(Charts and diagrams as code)
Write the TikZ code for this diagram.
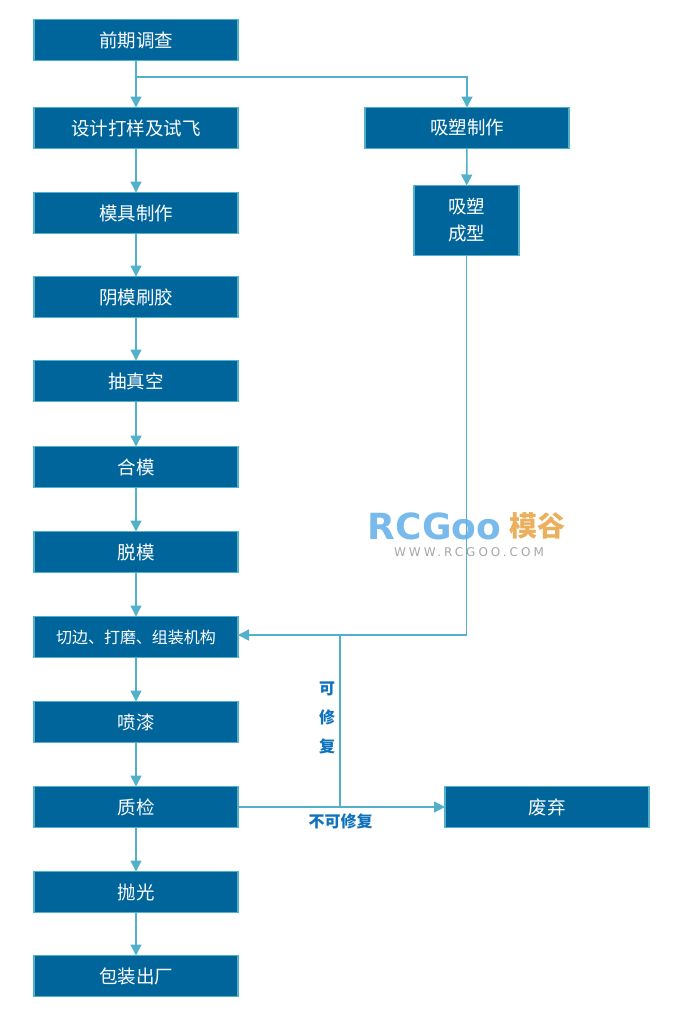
\documentclass[tikz,border=0pt]{standalone}
\usepackage{fontspec}
\usepackage{tikz}
\usetikzlibrary{arrows.meta}
\setmainfont{Noto Sans CJK SC}
\newfontfamily\logofont{DejaVu Sans}
\newfontfamily\logowidefont{DejaVu Sans}[LetterSpace=25]
\definecolor{StepBlue}{HTML}{00659B}
\definecolor{StepEdge}{HTML}{52B0CA}
\definecolor{NoteBlue}{HTML}{0F72BC}
\definecolor{LogoBlue}{HTML}{5FAEE8}
\definecolor{LogoOrange}{HTML}{EBB05E}
\definecolor{LogoGray}{HTML}{A6A6A6}

\begin{document}
\begin{tikzpicture}[x=1pt,y=-1pt]
  \tikzset{StepStyle/.style = {
    shape         = rectangle,
    draw          = StepEdge,
    fill          = StepBlue,
    line width    = 1.5pt,
    text          = white,
    font          = \fontsize{18.5}{22}\selectfont,
    inner sep     = 0pt,
    outer sep     = 0pt,
    minimum width = 204pt,
    minimum height = 41pt
    }
  }
  \tikzset{EdgeStyle/.style = {
    draw          = StepEdge,
    line width    = 1.6pt,
    -{Triangle[length=11pt,width=11pt]}
    }
  }
  \tikzset{PlainEdgeStyle/.style = {
    draw          = StepEdge,
    line width    = 1.6pt
    }
  }
  \tikzset{NoteStyle/.style = {
    text          = NoteBlue,
    font          = \fontsize{16}{18}\selectfont\bfseries,
    inner sep     = 0pt
    }
  }
  \useasboundingbox (0,0) rectangle (675,1012);

  % left column
  \node[StepStyle](A1) at (136, 40) {前期调查};
  \node[StepStyle](A2) at (136, 128) {设计打样及试飞};
  \node[StepStyle](A3) at (136, 213) {模具制作};
  \node[StepStyle](A4) at (136, 297) {阴模刷胶};
  \node[StepStyle](A5) at (136, 381) {抽真空};
  \node[StepStyle](A6) at (136, 467) {合模};
  \node[StepStyle](A7) at (136, 552) {脱模};
  \node[StepStyle, font=\fontsize{16}{18}\selectfont](A8) at (136, 637) {切边、打磨、组装机构};
  \node[StepStyle](A9) at (136, 722) {喷漆};
  \node[StepStyle](A10) at (136, 807) {质检};
  \node[StepStyle](A11) at (136, 892) {抛光};
  \node[StepStyle](A12) at (136, 976) {包装出厂};

  % right column
  \node[StepStyle](B1) at (467, 128) {吸塑制作};
  \node[StepStyle, minimum width=105pt, minimum height=70pt, align=center](B2) at (466.5, 220.5) {吸塑\\[5pt]成型};
  \node[StepStyle](B3) at (547, 807) {废弃};

  % junctions
  \coordinate (J1) at (136, 77);
  \coordinate (J2) at (467, 77);
  \coordinate (J3) at (466.5, 635);
  \coordinate (J4) at (340, 635);
  \coordinate (J5) at (340, 807);

  \draw[EdgeStyle](A1) -- (A2);
  \draw[EdgeStyle](A2) -- (A3);
  \draw[EdgeStyle](A3) -- (A4);
  \draw[EdgeStyle](A4) -- (A5);
  \draw[EdgeStyle](A5) -- (A6);
  \draw[EdgeStyle](A6) -- (A7);
  \draw[EdgeStyle](A7) -- (A8);
  \draw[EdgeStyle](A8) -- (A9);
  \draw[EdgeStyle](A9) -- (A10);
  \draw[EdgeStyle](A10) -- (A11);
  \draw[EdgeStyle](A11) -- (A12);
  \draw[EdgeStyle](J1) -- (J2) -- (B1);
  \draw[EdgeStyle](B1) -- (B2);
  \draw[EdgeStyle](B2.south) -- (J3) -- (A8.east |- J3);
  \draw[PlainEdgeStyle](J5) -- (J4);
  \draw[EdgeStyle](A10) -- (B3);

  \node[NoteStyle](N1) at (327, 689) {可};
  \node[NoteStyle](N2) at (327, 717.5) {修};
  \node[NoteStyle](N3) at (327, 746) {复};
  \node[NoteStyle](N4) at (340.5, 821) {不可修复};

  % site mark
  \node[text=LogoBlue, opacity=.85, inner sep=0pt, font=\logofont\fontsize{36}{38}\selectfont\bfseries](L1) at (434.5, 526) {RCGoo};
  \node[text=LogoOrange, inner sep=0pt, font=\fontsize{28}{30}\selectfont\bfseries](L2) at (537, 525.5) {模谷};
  \node[text=LogoGray, inner sep=0pt, font=\logowidefont\fontsize{12}{14}\selectfont](L3) at (469, 552) {WWW.RCGOO.COM};
\end{tikzpicture}
\end{document}
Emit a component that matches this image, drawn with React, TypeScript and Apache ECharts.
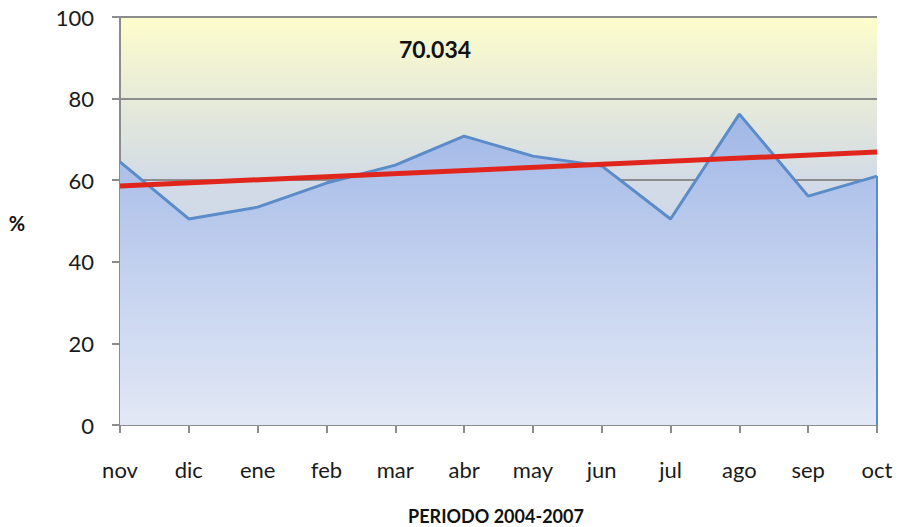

### Challenge
Go through the entries above and output them exactly, without pictures.

### Solution to this problem
Write the TikZ code for this diagram.
\documentclass[tikz,border=0pt]{standalone}
\usepackage{fontspec}
\usepackage{tikz}
\usetikzlibrary{arrows.meta}
\setmainfont{Noto Sans CJK SC}
\newfontfamily\logofont{DejaVu Sans}
\newfontfamily\logowidefont{DejaVu Sans}[LetterSpace=25]
\definecolor{StepBlue}{HTML}{00659B}
\definecolor{StepEdge}{HTML}{52B0CA}
\definecolor{NoteBlue}{HTML}{0F72BC}
\definecolor{LogoBlue}{HTML}{5FAEE8}
\definecolor{LogoOrange}{HTML}{EBB05E}
\definecolor{LogoGray}{HTML}{A6A6A6}

\begin{document}
\begin{tikzpicture}[x=1pt,y=-1pt]
  \tikzset{StepStyle/.style = {
    shape         = rectangle,
    draw          = StepEdge,
    fill          = StepBlue,
    line width    = 1.5pt,
    text          = white,
    font          = \fontsize{18.5}{22}\selectfont,
    inner sep     = 0pt,
    outer sep     = 0pt,
    minimum width = 204pt,
    minimum height = 41pt
    }
  }
  \tikzset{EdgeStyle/.style = {
    draw          = StepEdge,
    line width    = 1.6pt,
    -{Triangle[length=11pt,width=11pt]}
    }
  }
  \tikzset{PlainEdgeStyle/.style = {
    draw          = StepEdge,
    line width    = 1.6pt
    }
  }
  \tikzset{NoteStyle/.style = {
    text          = NoteBlue,
    font          = \fontsize{16}{18}\selectfont\bfseries,
    inner sep     = 0pt
    }
  }
  \useasboundingbox (0,0) rectangle (675,1012);

  % left column
  \node[StepStyle](A1) at (136, 40) {前期调查};
  \node[StepStyle](A2) at (136, 128) {设计打样及试飞};
  \node[StepStyle](A3) at (136, 213) {模具制作};
  \node[StepStyle](A4) at (136, 297) {阴模刷胶};
  \node[StepStyle](A5) at (136, 381) {抽真空};
  \node[StepStyle](A6) at (136, 467) {合模};
  \node[StepStyle](A7) at (136, 552) {脱模};
  \node[StepStyle, font=\fontsize{16}{18}\selectfont](A8) at (136, 637) {切边、打磨、组装机构};
  \node[StepStyle](A9) at (136, 722) {喷漆};
  \node[StepStyle](A10) at (136, 807) {质检};
  \node[StepStyle](A11) at (136, 892) {抛光};
  \node[StepStyle](A12) at (136, 976) {包装出厂};

  % right column
  \node[StepStyle](B1) at (467, 128) {吸塑制作};
  \node[StepStyle, minimum width=105pt, minimum height=70pt, align=center](B2) at (466.5, 220.5) {吸塑\\[5pt]成型};
  \node[StepStyle](B3) at (547, 807) {废弃};

  % junctions
  \coordinate (J1) at (136, 77);
  \coordinate (J2) at (467, 77);
  \coordinate (J3) at (466.5, 635);
  \coordinate (J4) at (340, 635);
  \coordinate (J5) at (340, 807);

  \draw[EdgeStyle](A1) -- (A2);
  \draw[EdgeStyle](A2) -- (A3);
  \draw[EdgeStyle](A3) -- (A4);
  \draw[EdgeStyle](A4) -- (A5);
  \draw[EdgeStyle](A5) -- (A6);
  \draw[EdgeStyle](A6) -- (A7);
  \draw[EdgeStyle](A7) -- (A8);
  \draw[EdgeStyle](A8) -- (A9);
  \draw[EdgeStyle](A9) -- (A10);
  \draw[EdgeStyle](A10) -- (A11);
  \draw[EdgeStyle](A11) -- (A12);
  \draw[EdgeStyle](J1) -- (J2) -- (B1);
  \draw[EdgeStyle](B1) -- (B2);
  \draw[EdgeStyle](B2.south) -- (J3) -- (A8.east |- J3);
  \draw[PlainEdgeStyle](J5) -- (J4);
  \draw[EdgeStyle](A10) -- (B3);

  \node[NoteStyle](N1) at (327, 689) {可};
  \node[NoteStyle](N2) at (327, 717.5) {修};
  \node[NoteStyle](N3) at (327, 746) {复};
  \node[NoteStyle](N4) at (340.5, 821) {不可修复};

  % site mark
  \node[text=LogoBlue, opacity=.85, inner sep=0pt, font=\logofont\fontsize{36}{38}\selectfont\bfseries](L1) at (434.5, 526) {RCGoo};
  \node[text=LogoOrange, inner sep=0pt, font=\fontsize{28}{30}\selectfont\bfseries](L2) at (537, 525.5) {模谷};
  \node[text=LogoGray, inner sep=0pt, font=\logowidefont\fontsize{12}{14}\selectfont](L3) at (469, 552) {WWW.RCGOO.COM};
\end{tikzpicture}
\end{document}
Emit a component that matches this image, drawn with React, TypeScript and Apache ECharts.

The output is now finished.